The purpose of the study was to learn if change in perceived social connection within this PYD program would associate with change in psychological outcomes.  The researchers suspected that:  (a) social connection and psychological outcome variables would increase over the summer program; and (b) changes in perceptions of social connection would possibly predict changes in psychological outcomes.

Instructional units in this particular PYD included several sports, swimming, computers, service learning, aerobics, and health education.  Two meals and one snack were provided.  Teaching stations were set up at a distance from one another so as to include extra walking and social time.  Camp was in operation from 8:00 a.m. tile 2:00 p.m. daily for four consecutive weeks.  Over 70% of the total program time was devoted to physical activity.
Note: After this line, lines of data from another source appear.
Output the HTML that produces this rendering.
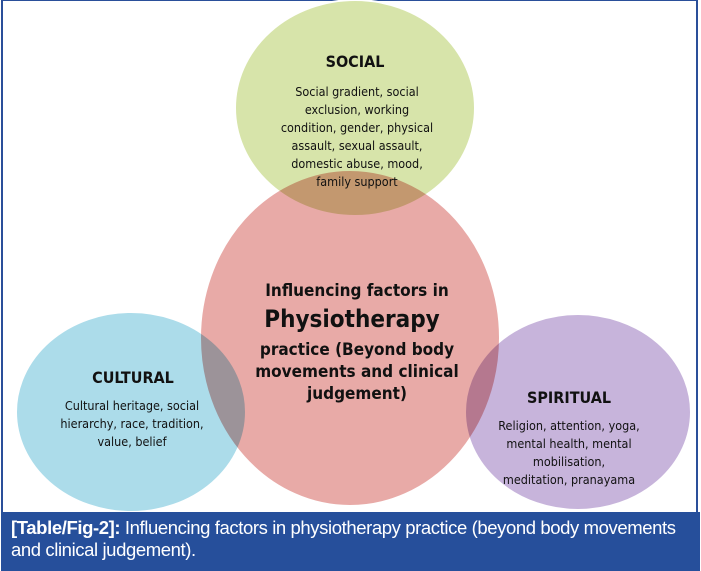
<!DOCTYPE html>
<html><head><meta charset="utf-8"><style>
html,body{margin:0;padding:0;background:#fff}
body{width:701px;height:571px;position:relative;overflow:hidden;font-family:"Liberation Sans",sans-serif}
.frame{position:absolute;left:1px;top:0;width:697px;height:512px;border-left:2px solid #2a4f9a;border-right:2px solid #2a4f9a;border-top:1px solid #2a4f9a;box-sizing:border-box}
.cap{position:absolute;left:1px;top:512px;width:699px;height:59px;background:#264f9b;color:#fff;font-size:18.5px;line-height:22px;padding:5px 0 0 10px;box-sizing:border-box;letter-spacing:-0.4px;white-space:nowrap}
svg text{font-family:"DejaVu Sans Condensed","Liberation Sans",sans-serif;fill:#111}
</style></head><body>
<div class="frame"></div>
<svg width="701" height="512" style="position:absolute;left:0;top:0">
<g stroke="#fff" stroke-width="2">
<ellipse cx="355" cy="108" rx="120" ry="108" fill="#d7e4aa"/>
<ellipse cx="350" cy="338" rx="150" ry="168" fill="#e8aaa7" style="mix-blend-mode:multiply"/>
<ellipse cx="131" cy="412" rx="115" ry="100" fill="#acdcea" style="mix-blend-mode:multiply"/>
<ellipse cx="578" cy="412" rx="113" ry="98" fill="#c7b4db" style="mix-blend-mode:multiply"/>
</g>
<g text-anchor="middle" font-size="12.5">
<text x="355" y="67" font-size="16" font-weight="bold">SOCIAL</text>
<text x="357" y="96">Social gradient, social</text>
<text x="357" y="114">exclusion, working</text>
<text x="357" y="132">condition, gender, physical</text>
<text x="357" y="150">assault, sexual assault,</text>
<text x="357" y="168">domestic abuse, mood,</text>
<text x="357" y="186">family support</text>
<text x="357" y="296" font-size="17" font-weight="bold">Influencing factors in</text>
<text x="352" y="327" font-size="24" font-weight="bold">Physiotherapy</text>
<text x="357" y="355" font-size="17" font-weight="bold">practice (Beyond body</text>
<text x="357" y="377" font-size="17" font-weight="bold">movements and clinical</text>
<text x="357" y="399" font-size="17" font-weight="bold">judgement)</text>
<text x="133" y="383" font-size="16" font-weight="bold">CULTURAL</text>
<text x="132" y="410">Cultural heritage, social</text>
<text x="132" y="428">hierarchy, race, tradition,</text>
<text x="132" y="446">value, belief</text>
<text x="569" y="403" font-size="16" font-weight="bold">SPIRITUAL</text>
<text x="569" y="430">Religion, attention, yoga,</text>
<text x="569" y="448">mental health, mental</text>
<text x="569" y="466">mobilisation,</text>
<text x="569" y="484">meditation, pranayama</text>
</g>
</svg>
<div class="cap"><b>[Table/Fig-2]:</b> Influencing factors in physiotherapy practice (beyond body movements<br>and clinical judgement).</div>
</body></html>
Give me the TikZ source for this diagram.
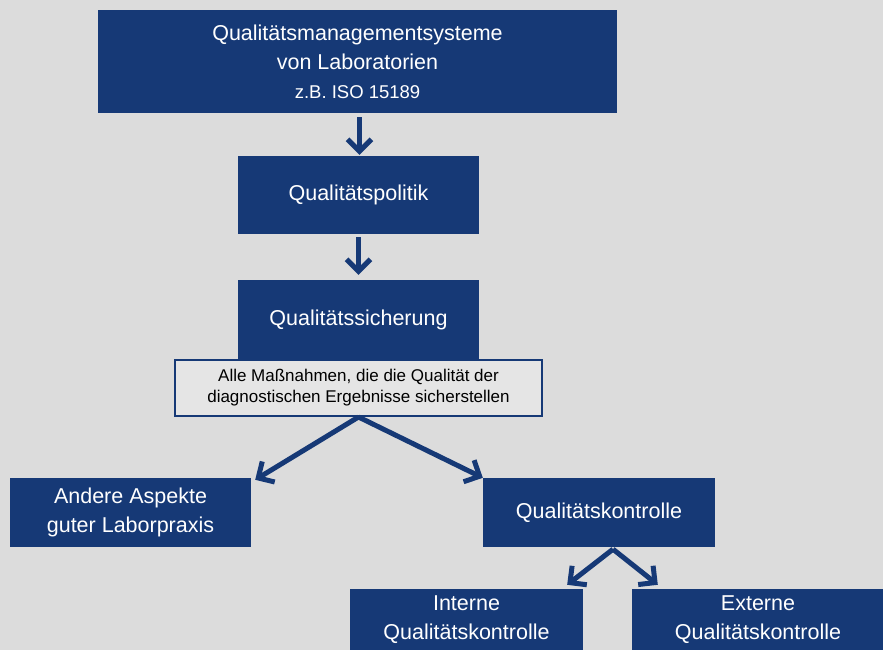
\documentclass[tikz,border=0pt]{standalone}
\usepackage{fontspec}
\setmainfont{Liberation Sans}
\usepackage{xcolor}
\usepackage{tikz}
\usetikzlibrary{arrows.meta}

\definecolor{qmblue}{RGB}{22,57,118}
\definecolor{qmgrey}{RGB}{220,220,220}
\definecolor{qmlight}{RGB}{229,229,229}

\tikzset{
  blockbox/.style={fill=qmblue, text=white, align=center, inner sep=0pt,
    font=\fontsize{21.5}{29}\selectfont},
  notebox/.style={draw=qmblue, line width=2pt, fill=qmlight, align=center, inner sep=0pt,
    font=\fontsize{17}{21}\selectfont},
  flow/.style={draw=qmblue, line width=5pt,
    -{Straight Barb[length=12pt,width=24pt,line width=5pt]}}
}

\begin{document}
\begin{tikzpicture}[x=1pt, y=-1pt]
      \useasboundingbox (0,0) rectangle (883,650);
      \clip (0,0) rectangle (883,650);
      \fill[qmgrey] (0,0) rectangle (883,650);
      \node[blockbox, minimum width=519pt, minimum height=103pt] (sys) at (357.5,61.5)
        {Qualitätsmanagementsysteme\\von Laboratorien\\{\fontsize{18.5}{29}\selectfont z.B. ISO 15189}};
      \node[blockbox, minimum width=241pt, minimum height=78pt] (pol) at (358.5,195) {Qualitätspolitik};
      \node[blockbox, minimum width=241pt, minimum height=80pt] (sich) at (358.5,320) {Qualitätssicherung};
      \node[notebox, minimum width=367pt, minimum height=56pt] (note) at (358.5,388)
        {Alle Maßnahmen, die die Qualität der\\diagnostischen Ergebnisse sicherstellen};
      \node[blockbox, minimum width=241pt, minimum height=69pt] (andere) at (130.5,512.5)
        {Andere Aspekte\\guter Laborpraxis};
      \node[blockbox, minimum width=232pt, minimum height=69pt] (kontr) at (599,512.5) {Qualitätskontrolle};
      \node[blockbox, minimum width=233pt, minimum height=62pt] (intern) at (466.5,620)
        {Interne\\Qualitätskontrolle};
      \node[blockbox, minimum width=252pt, minimum height=62pt] (extern) at (758,620)
        {Externe\\Qualitätskontrolle};
      \draw[flow, shorten <=4pt, shorten >=1pt] ([xshift=2pt]sys.south) -- ([xshift=1pt]pol.north);
      \draw[flow, shorten <=3pt, shorten >=5pt] (pol) -- (sich);
      \draw[flow] (note.south) -- ([xshift=4pt,yshift=-2pt]andere.north east);
      \draw[flow] (note.south) -- (kontr.north west);
      \draw[flow] ([xshift=14pt,yshift=-2pt]kontr.south) -- ([xshift=-16pt,yshift=4pt]intern.north east);
      \draw[flow] ([xshift=14pt,yshift=-2pt]kontr.south) -- ([xshift=26pt,yshift=4pt]extern.north west);
    \end{tikzpicture}
\end{document}
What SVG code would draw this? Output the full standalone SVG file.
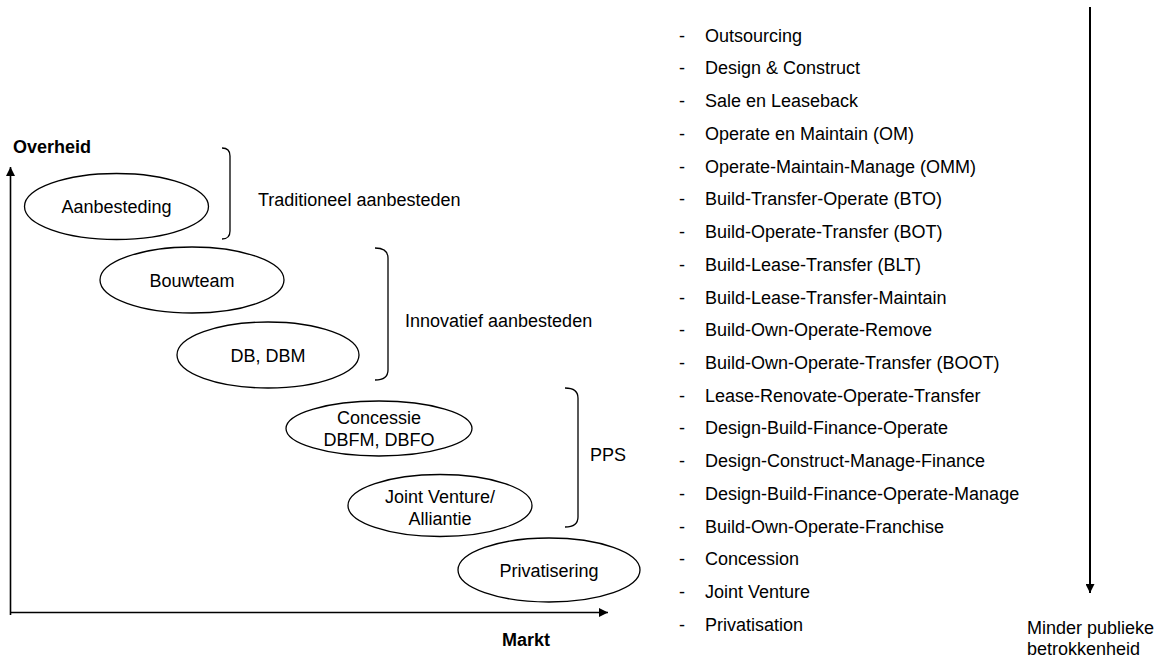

The camp staff included university students who not only demonstrated enthusiasm for the program, but who also were representative of the camp diversity (44% Hispanic, 31% white, 21% African American, 3% American Indian, and 2% Asian).  The adult team leaders were given three days of training, in part to emphasise the core of the program, namely the character pillars of respect, responsibility, caring, and fairness.  Overall, the program goals included especially efforts to establish an atmosphere where positive relationships between campers and between team leaders and campers could thrive.

By way of pre- and post-program questionnaires, the researchers measured: team leader perceived support by campers; social competence; physical competence and global self-worth; physical self-worth; attraction to physical activity; and hope.

Results and discussion

Overall, this study targeted how change in perceived social connection constructs was associated with change in psychological outcomes.  The results were consistent with previous theory and research suggesting programs that emphasise personal improvement over competition, a climate focused on individual success, and autonomy support are well suited to fostering positive outcomes.

Social competence, physical competence, physical self-worth, and global self-worth increased significantly over the 4-week program.  Changes in social connections predicted changes in psychological outcomes.  Simply put, learning to make friends with both staff and other campers was a major takeaway for the participants in this program.  Caring adults can fact have positive impact on youth development.

The practical outcomes of this study reinforce the good sense of designing youth programs that promote positive development over programs that minimise negative behaviours.  Programs emphasising physical activity are better when cooperation and personal growth are targeted.  The results of this study reinforced the view that intentionally fostering positive social connectedness among program participants may promote positive developmental opportunities, especially in low-income youth.  That these results were found within only a 4-week camp experience is worth noting.  These findings suggest that perceptions of social connection can be meaningfully nurtured within a relatively short time in physical activity-based PYD programs.